A Story's Great Migration
The ultimate proof of the Pañcatantra's artistic power and universal appeal lies in its incredible global journey. It is one of the most widely translated and influential literary works in human history. Around the 6th century CE, it was translated from Sanskrit into Pahlavi (Middle Persian). From there, it was translated into Arabic in the 8th century under the title Kalīla wa Dimna, named after the two jackal protagonists.
This Arabic version became a gateway to the rest of the world. It was translated into Syriac, Greek, Hebrew, and Latin, and from those languages, into almost every major European tongue. Its stories found their way into the works of Boccaccio, Chaucer, and famously, into the fables of La Fontaine.
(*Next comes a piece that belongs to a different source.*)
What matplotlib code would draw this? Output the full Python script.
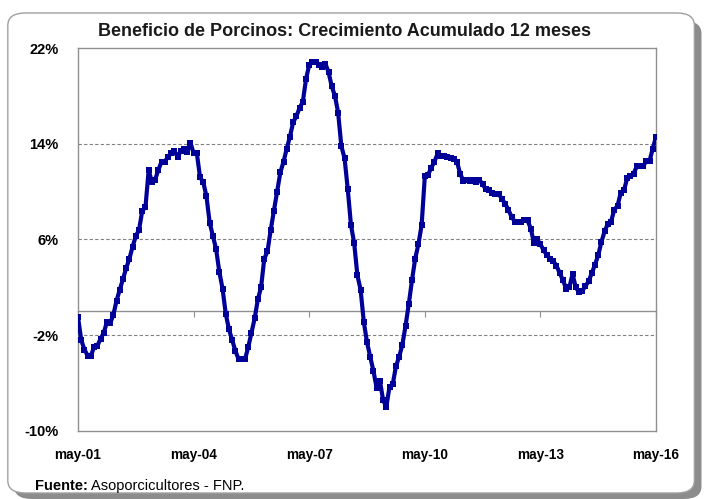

For a significant period of literary history, it was second only to the Bible in its geographical reach. This unparalleled success is a testament to the power of its construction. The stories are so universally true to the core of human nature, and the narrative framework so compelling, that they effortlessly transcended every cultural, religious, and linguistic barrier they encountered.
The Enduring Wisdom of the Wily Jackal
The Pañcatantra is a work of dazzling and deceptive artistry. It is a profound political treatise disguised as a simple storybook; a complex psychological manual presented as an animal fantasy; a work of high literary craft that has achieved unparalleled popular success. Its genius lies in its ability to teach difficult, often uncomfortable, truths about power, folly, and survival in a way that is utterly engaging, deeply memorable, and eternally relevant.
While we may read these stories to our children for their simple lessons in friendship and cleverness, their deeper wisdom is for the adult, the leader, the strategist—for anyone who wishes to navigate the complex jungle of human society with their eyes wide open. The Pañcatantra teaches us that the world is a dangerous place, but that intelligence, foresight, and a clear-eyed understanding of psychology are the ultimate tools for survival. The wily jackal, it turns out, still has lessons for us all.